Johnson Wagner ... One of last year's trio of co-runners-up here had already won (Sony Open) earlier in the month. However, his only top 25 in his last 22 starts was a T13 at the 30-man season-opener at Kapalua two weeks ago. He'd go on to miss the cut by one stroke in his title defense at Waialae.

Brian Davis ... Survived only three of his last 12 cuts with one top 25 (T15, RBC Canadian Open). Missed the cut on the number last week at Waialae.

Robert Allenby ... He's missed 13 of his last 18 cuts worldwide. Zero top 25s during that stretch.

Not So Fast

Carl Pettersson ... Although he's coming off a huge year (and a forgettable T59 at the Sony Open) when he ranked 39th in par breakers, the Swede is just 4-for-7 at the Humana with nothing better than a T35 in 2006.
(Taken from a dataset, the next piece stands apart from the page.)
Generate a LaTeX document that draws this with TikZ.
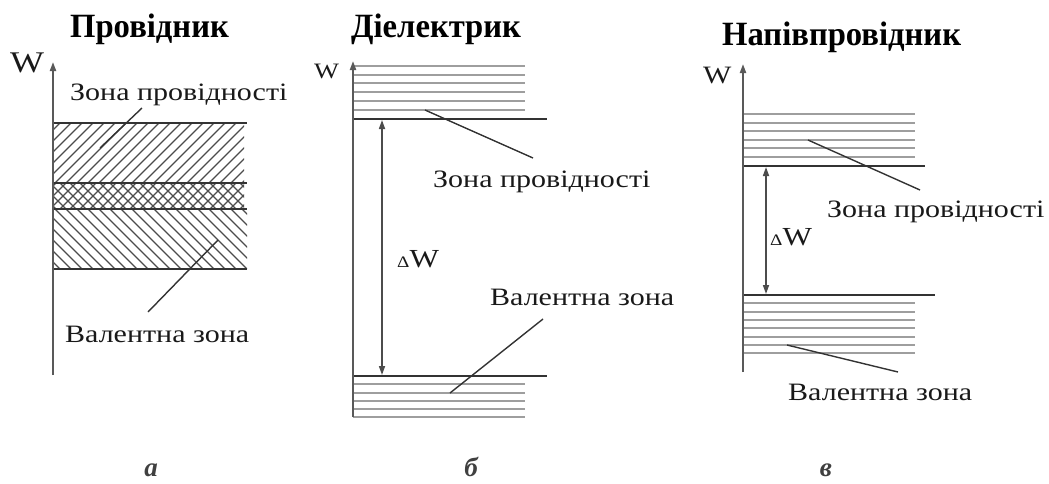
\documentclass[tikz,border=0pt]{standalone}
\usepackage{fontspec}
\setmainfont{Liberation Serif}
\newfontfamily\lblfont[FakeStretch=1.2]{Liberation Serif}
\newfontfamily\ttlfont[FakeStretch=0.96]{Liberation Serif}
\newfontfamily\subfont{Liberation Serif}
\usetikzlibrary{arrows.meta}

\tikzset{
  band/.style={line width=2.4pt, draw=black!80},
  level/.style={line width=1.8pt, draw=black!38},
  hatch/.style={line width=1.3pt, draw=black!70},
  axis/.style={line width=2pt, draw=black!65, -{Triangle[length=9pt,width=6pt]}},
  gap/.style={line width=1.6pt, draw=black!70,
    {Triangle[length=9pt,width=6pt]}-{Triangle[length=9pt,width=6pt]}},
  leader/.style={line width=1.4pt, draw=black!80},
  lbl/.style={inner sep=0pt, anchor=base west, text=black!90,
    font=\lblfont\fontsize{25}{28}\selectfont},
  wlbl/.style={lbl, font=\lblfont\fontsize{#1}{#1}\selectfont},
  dlbl/.style={lbl, font=\lblfont\fontsize{26}{28}\selectfont},
  ttl/.style={inner sep=0pt, anchor=base west,
    font=\ttlfont\bfseries\fontsize{34}{36}\selectfont},
  sub/.style={inner sep=0pt, anchor=base, text=black!75,
    font=\subfont\bfseries\itshape\fontsize{27}{29}\selectfont},
}

\newcommand{\dW}{{\fontsize{16}{16}\selectfont Δ}W}

\begin{document}
\begin{tikzpicture}[x=1pt,y=-1pt]
\useasboundingbox (0,0) rectangle (1049,483);

% ---------- conductor ----------
\node[ttl] (ta) at (70,37) {Провідник};
\node[wlbl=30] (wa) at (10,72) {W};
% hatched conduction band
\begin{scope}
  \clip (53,123) rectangle (244,183);
  \foreach \i in {-8,...,22} \draw[hatch] (\i*11,183) -- ++(60,-60);
\end{scope}
% overlap of the bands, cross-hatched
\begin{scope}
  \clip (53,183) rectangle (244,209);
  \foreach \i in {-4,...,25} {
    \draw[hatch] (\i*10,209) -- ++(26,-26);
    \draw[hatch] (\i*10,183) -- ++(26,26);
  }
\end{scope}
% hatched valence band
\begin{scope}
  \clip (53,209) rectangle (247,269);
  \foreach \i in {-8,...,22} \draw[hatch] (\i*11,209) -- ++(60,60);
\end{scope}
\foreach \y in {123,183,209,269} \draw[band] (53,\y) -- (247,\y);
\draw[axis] (53,375) -- (53,62);
\node[lbl] (ca) at (70,100) {Зона провідності};
\node[lbl] (va) at (65,342) {Валентна зона};
\coordinate (ca1) at (100,148); \coordinate (ca2) at (142,108);
\coordinate (va1) at (148,312); \coordinate (va2) at (218,240);
\draw[leader] (ca1) -- (ca2);
\draw[leader] (va1) -- (va2);
\node[sub] (sa) at (151,476) {а};

% ---------- dielectric ----------
\node[ttl] (tb) at (351,37) {Діелектрик};
\node[wlbl=22] (wb) at (314,78) {W};
\foreach \y in {66,75,83,92,101,110} \draw[level] (353,\y) -- (525,\y);
\foreach \y in {384,393,401,409,417} \draw[level] (353,\y) -- (525,\y);
\draw[band] (353,119) -- (547,119);
\draw[band] (353,376) -- (547,376);
\draw[axis] (353,417) -- (353,61);
\coordinate (gb1) at (382,120); \coordinate (gb2) at (382,375);
\draw[gap] (gb1) -- (gb2);
\node[dlbl] (db) at (397,267) {\dW};
\node[lbl] (cb) at (433,187) {Зона провідності};
\node[lbl] (vb) at (490,305) {Валентна зона};
\coordinate (cb1) at (425,110); \coordinate (cb2) at (533,158);
\coordinate (vb1) at (543,319); \coordinate (vb2) at (450,393);
\draw[leader] (cb1) -- (cb2);
\draw[leader] (vb1) -- (vb2);
\node[sub] (sb) at (471,476) {б};

% ---------- semiconductor ----------
\node[ttl] (tc) at (722,45) {Напівпровідник};
\node[wlbl=25] (wc) at (703,83) {W};
\foreach \y in {114,123,131,140,148,157} \draw[level] (743,\y) -- (915,\y);
\foreach \y in {303,312,320,328,337,345,353} \draw[level] (743,\y) -- (915,\y);
\draw[band] (743,166) -- (925,166);
\draw[band] (743,295) -- (935,295);
\draw[axis] (743,372) -- (743,64);
\coordinate (gc1) at (766,167); \coordinate (gc2) at (766,294);
\draw[gap] (gc1) -- (gc2);
\node[dlbl] (dc) at (770,245) {\dW};
\node[lbl] (cc) at (827,217) {Зона провідності};
\node[lbl] (vc) at (788,400) {Валентна зона};
\coordinate (cc1) at (808,140); \coordinate (cc2) at (920,190);
\coordinate (vc1) at (787,345); \coordinate (vc2) at (898,372);
\draw[leader] (cc1) -- (cc2);
\draw[leader] (vc1) -- (vc2);
\node[sub] (sc) at (826,476) {в};
\end{tikzpicture}
\end{document}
Tommy Gainey ... He's 0-for-3 at this event with only one sub-70 in 11 rounds (67 on the Palmer Course in 2008).

Charley Hoffman ... Posted top 20s in his first two visits here after breaking through for his first PGA TOUR victory in 2007, but has since missed the cut in each of the last three years. Ranked 36th overall last year in par breakers but failed to record a top 25 in his last nine starts. Battled a back injury during that stretch.

Daniel Summerhays ... He finished T11 in his only start here in 2011, but we should leave him alone until he gets comfy with his new putter. While he owns dynamic value, he misses too many cuts to warrant short-term ownership.

Tom Gillis ... For a veteran that fantasy gamers associate with birdies, he's a disappointing 1-for-2 at this event. Also turned in a pair of 75s last week on what was a highly scorable track in Waialae.

Back in the Saddle

Lucas Glover ... Great news for his early investors. Returns from surgery on his right knee that he injured in Hawaii at the beginning of 2012, and does so at a tournament where he's 4-for-4 with three top 20s. Fully exempt through 2013-14 and into four majors and THE PLAYERS this season.

Richard H. Lee ... Had to withdraw from last week's Sony Open during his second round due to an illness. He was 4-over through 22 holes; the cut fell at 2-under 138. The PGA TOUR sophomore missed the cut at the Humana in his debut a year ago.

Scott McCarron ... Making his first start since March of last year. Had surgery on his left thumb. Given 19 starts on a Non-exempt Medical Extension for 2013.